U.S. Air Force
The US Air Force awarded CMC several contracts to develop an Augmented Reality (AR) demonstrator for an Optimized Information Display for Tactical Air Control Parties (TACP). The TACPs currently use a “heads down” Android application that keeps their eyes and head focused down. This led to significant muscle fatigue, resulting from supporting a helmet and night vision goggles, and severe reduction in situational awareness. CMC developed, in conjunction with Dr. Mica Endsley, a customized information display philosophy and AR display system to meet the TACP’s requirements.
For the hardware, CMC developed an ultrabright, 45° field of view, high contrast display that integrated directly with the TACP’s helmet, and with or without the night vision gear. There were no off the shelf displays, nor any custom solutions other than CMC’s that met the TACP’s requirements for size, brightness, and contrast. The software consisted of over a year of interviews, custom user interface development and design, and testing. A result was one senior TACP exclaiming, “I have waited for this system for 10 years!
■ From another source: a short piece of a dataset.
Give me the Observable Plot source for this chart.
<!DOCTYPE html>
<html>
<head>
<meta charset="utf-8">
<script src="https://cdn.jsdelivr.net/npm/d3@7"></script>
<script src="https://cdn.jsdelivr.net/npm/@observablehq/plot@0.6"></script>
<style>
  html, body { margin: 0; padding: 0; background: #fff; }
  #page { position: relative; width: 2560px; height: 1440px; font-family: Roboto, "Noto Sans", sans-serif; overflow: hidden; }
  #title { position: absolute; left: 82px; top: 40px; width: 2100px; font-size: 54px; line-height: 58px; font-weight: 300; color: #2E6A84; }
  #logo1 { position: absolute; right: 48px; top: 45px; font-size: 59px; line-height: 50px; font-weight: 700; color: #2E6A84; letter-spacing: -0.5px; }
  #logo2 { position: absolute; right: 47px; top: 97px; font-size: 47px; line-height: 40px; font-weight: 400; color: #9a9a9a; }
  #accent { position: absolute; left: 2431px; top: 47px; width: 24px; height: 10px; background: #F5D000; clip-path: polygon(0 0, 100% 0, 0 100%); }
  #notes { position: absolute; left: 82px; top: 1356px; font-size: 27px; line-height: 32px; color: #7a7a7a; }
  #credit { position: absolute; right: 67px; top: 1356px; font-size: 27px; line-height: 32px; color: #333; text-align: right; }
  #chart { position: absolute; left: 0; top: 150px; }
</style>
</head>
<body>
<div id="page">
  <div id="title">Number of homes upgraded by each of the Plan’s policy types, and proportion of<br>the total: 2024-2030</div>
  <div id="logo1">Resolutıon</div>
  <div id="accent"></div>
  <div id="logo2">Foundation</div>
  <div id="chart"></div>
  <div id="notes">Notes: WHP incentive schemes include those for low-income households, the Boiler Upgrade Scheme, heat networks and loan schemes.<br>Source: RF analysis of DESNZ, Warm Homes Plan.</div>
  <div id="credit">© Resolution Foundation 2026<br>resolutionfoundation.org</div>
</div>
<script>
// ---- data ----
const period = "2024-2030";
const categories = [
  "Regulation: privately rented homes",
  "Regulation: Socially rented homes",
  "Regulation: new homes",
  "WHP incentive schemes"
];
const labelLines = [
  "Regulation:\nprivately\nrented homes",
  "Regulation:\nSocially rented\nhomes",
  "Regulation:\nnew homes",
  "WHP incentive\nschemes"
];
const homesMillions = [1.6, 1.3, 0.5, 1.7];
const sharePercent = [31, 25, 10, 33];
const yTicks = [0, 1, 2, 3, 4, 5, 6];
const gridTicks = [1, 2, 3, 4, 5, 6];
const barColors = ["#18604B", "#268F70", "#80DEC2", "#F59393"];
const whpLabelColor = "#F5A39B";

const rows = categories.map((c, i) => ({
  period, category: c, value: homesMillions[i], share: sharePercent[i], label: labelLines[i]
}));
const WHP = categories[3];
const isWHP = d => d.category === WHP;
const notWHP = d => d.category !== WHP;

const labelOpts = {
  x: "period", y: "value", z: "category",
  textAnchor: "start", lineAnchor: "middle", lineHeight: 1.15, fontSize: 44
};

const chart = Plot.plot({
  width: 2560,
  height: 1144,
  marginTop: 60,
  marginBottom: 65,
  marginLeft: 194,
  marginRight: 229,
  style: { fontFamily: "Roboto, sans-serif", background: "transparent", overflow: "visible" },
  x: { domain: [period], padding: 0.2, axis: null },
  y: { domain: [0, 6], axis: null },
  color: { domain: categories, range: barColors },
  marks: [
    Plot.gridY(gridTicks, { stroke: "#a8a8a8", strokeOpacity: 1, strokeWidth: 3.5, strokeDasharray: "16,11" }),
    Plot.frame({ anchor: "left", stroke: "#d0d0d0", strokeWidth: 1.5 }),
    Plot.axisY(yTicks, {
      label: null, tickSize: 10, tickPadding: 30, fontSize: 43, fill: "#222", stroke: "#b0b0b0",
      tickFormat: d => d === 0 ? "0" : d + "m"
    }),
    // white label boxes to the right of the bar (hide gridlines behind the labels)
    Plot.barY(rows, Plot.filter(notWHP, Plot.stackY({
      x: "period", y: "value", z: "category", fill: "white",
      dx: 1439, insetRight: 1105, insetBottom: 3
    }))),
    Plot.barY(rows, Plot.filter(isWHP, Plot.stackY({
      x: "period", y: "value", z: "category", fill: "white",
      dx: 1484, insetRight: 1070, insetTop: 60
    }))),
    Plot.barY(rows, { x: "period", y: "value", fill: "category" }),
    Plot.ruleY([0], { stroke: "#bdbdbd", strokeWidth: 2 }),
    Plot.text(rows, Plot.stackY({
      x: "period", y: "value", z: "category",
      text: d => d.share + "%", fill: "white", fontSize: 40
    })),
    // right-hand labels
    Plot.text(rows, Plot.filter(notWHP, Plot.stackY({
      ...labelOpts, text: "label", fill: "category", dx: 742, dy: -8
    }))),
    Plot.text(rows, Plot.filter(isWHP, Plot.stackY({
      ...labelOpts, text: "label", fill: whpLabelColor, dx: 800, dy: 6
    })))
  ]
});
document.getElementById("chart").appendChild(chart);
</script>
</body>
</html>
This would have made my job much easier and saved lives.” CMC is continuing to mature the technology into a long term program.
U.S. Marines Force-on-Force Training
The Office of Naval Research (ONR) awarded CMC a multi-year effort to develop an ultra-wide field of view (FOV) of 180° Augmented Reality (AR) display that was sunlight readable without using sunshades. CMC was chosen over competitors due to the performance of our displays in outdoor environments. Our unmatched FOV combined with not needing sunshades enables several advantages to the warfighter: 1. Their natural vision is preserved for high dynamic range scenes, i.e., bright city scenes with dark alleys. 2. The FOV enables their peripheral vision to be engaged for training. 3. The displays integrate with minimal conflicts to current kit and procedures leading to more natural training and no extra equipment necessary.
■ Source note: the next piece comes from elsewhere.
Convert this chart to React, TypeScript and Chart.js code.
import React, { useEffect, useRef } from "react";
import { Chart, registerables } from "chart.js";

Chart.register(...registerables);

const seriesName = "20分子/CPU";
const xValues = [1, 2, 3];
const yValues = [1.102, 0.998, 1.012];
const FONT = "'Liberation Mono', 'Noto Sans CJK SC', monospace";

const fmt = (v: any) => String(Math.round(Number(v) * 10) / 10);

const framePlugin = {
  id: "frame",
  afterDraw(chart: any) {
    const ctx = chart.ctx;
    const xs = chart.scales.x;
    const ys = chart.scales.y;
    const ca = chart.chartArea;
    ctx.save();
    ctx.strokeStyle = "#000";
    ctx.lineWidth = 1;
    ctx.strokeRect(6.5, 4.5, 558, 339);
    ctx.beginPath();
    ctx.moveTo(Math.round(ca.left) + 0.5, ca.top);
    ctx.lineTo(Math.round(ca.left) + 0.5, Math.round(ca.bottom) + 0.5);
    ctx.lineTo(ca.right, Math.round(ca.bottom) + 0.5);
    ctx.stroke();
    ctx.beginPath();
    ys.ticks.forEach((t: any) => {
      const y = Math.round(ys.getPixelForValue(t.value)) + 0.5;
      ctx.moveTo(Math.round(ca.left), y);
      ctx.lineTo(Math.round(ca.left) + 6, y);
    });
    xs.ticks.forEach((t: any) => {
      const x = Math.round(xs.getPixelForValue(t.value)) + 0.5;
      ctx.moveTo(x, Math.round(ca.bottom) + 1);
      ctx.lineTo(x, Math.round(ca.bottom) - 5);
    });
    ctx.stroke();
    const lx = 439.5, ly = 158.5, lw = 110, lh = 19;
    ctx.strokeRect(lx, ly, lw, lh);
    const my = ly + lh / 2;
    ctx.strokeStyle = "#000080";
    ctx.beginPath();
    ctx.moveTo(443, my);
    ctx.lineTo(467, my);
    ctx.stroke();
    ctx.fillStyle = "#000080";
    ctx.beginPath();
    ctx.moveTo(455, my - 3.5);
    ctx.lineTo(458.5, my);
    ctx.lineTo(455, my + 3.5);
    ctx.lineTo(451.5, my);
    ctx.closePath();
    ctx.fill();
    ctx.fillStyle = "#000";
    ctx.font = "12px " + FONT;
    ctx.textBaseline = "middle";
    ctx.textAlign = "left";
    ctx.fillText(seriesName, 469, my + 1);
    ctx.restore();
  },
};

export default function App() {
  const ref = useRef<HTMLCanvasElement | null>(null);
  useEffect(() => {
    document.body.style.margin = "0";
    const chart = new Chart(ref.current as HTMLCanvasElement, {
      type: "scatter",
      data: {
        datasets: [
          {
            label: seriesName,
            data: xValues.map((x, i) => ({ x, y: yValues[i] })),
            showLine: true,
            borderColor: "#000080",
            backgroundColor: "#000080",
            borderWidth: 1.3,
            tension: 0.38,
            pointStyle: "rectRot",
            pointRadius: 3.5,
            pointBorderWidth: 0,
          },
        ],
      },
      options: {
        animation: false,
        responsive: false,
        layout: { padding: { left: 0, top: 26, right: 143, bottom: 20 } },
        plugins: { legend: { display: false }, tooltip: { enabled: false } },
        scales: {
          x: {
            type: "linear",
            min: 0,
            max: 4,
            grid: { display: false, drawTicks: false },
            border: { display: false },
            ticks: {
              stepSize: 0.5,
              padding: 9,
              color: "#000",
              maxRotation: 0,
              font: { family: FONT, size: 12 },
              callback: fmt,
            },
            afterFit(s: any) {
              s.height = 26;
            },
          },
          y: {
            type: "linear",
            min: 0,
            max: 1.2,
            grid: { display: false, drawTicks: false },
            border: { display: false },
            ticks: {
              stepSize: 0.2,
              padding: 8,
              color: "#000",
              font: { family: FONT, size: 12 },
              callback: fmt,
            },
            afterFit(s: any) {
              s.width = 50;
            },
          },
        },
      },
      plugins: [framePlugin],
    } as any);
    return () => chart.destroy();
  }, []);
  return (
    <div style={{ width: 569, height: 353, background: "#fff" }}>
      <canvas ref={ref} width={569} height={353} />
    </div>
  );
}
ULtra-wide View AR Display
CMC was chosen over several incumbents and existing equipment to develop a wide field of display (110°) using our imageguide displays that would integrate with advanced augmented vision systems. The system was extremely compact to fit within very tight space limitations, while also operating in bright sunlight. In addition, CMC developed and delivered a compact processing system integrating the Movidius (Intel) Myriad that included the ability to process 7 simultaneous video feeds, perform image processing, accelerated AI algorithms, and general Augmented Reality information handling and rendering. Finally, CMC created the AR human factors interface, including the display philosophy, menu system, human interface devices, and headtracking.
Adaptive User Interface
NASA challenged CMC with a contract award to develop custom space Augmented Reality (AR) hardware and an Adaptive User Interface to accompany astronauts for a long duration Mars mission. The system needed to interface to a NASA designed Artificial Intelligence (AI) system that would assist the astronauts with their day-to-day activities and adapt the user interface to events around them, such as responding to a major injury during the mission. CMC developed an extensive software framework that considered not only a flexible methodology 3rd parties could use to develop AR display interfaces to the astronauts, but also a general API for the future AI system to integrate into the AR display and drive it.
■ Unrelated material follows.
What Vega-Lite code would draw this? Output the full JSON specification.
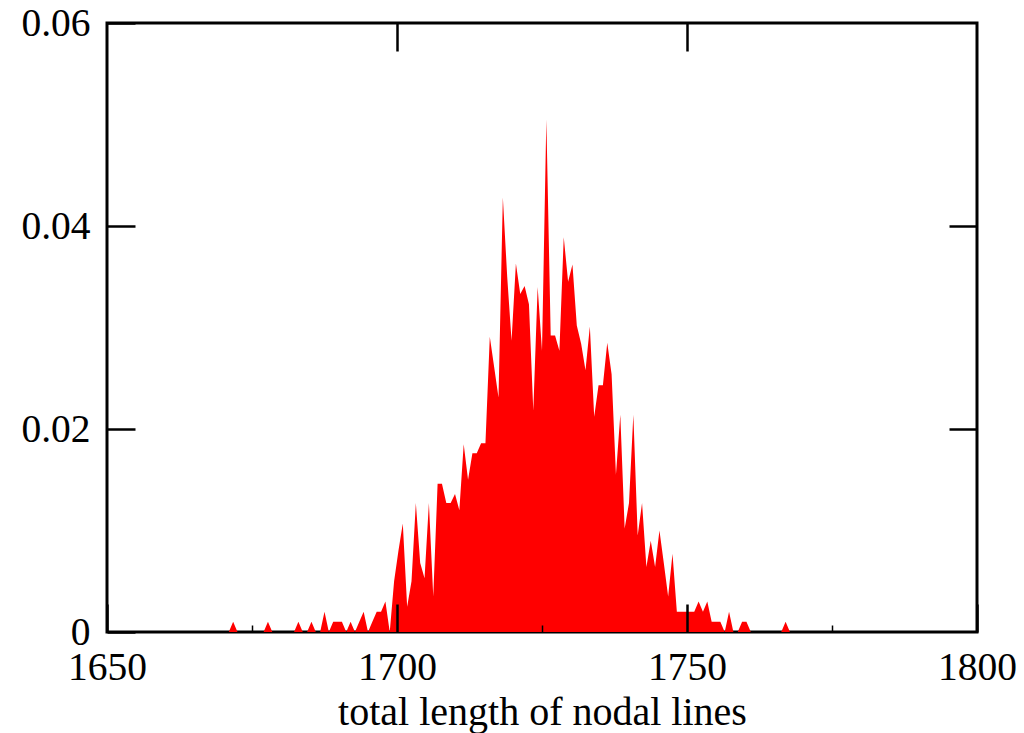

U.S. Army DATA Display Overlay
CMC was chosen for their advanced imageguide technology to integrate in the next generation of scopes and direct view optics due to their unrivaled performance, including blocking less light than traditional optics.
In addition to the displays, the U.S. Army Armament Research, Development, and Engineering Center (ARDEC) is interested in CMC integrating existing Artificial Intelligence and Image Processing mobile chipsets into the devices. The current solutions are extremely large and power hungry. CMC, using past designs, has a solution to reduce the board sizes by 90% and power requirements by 25x, while giving expansion space to develop future capabilities into the system.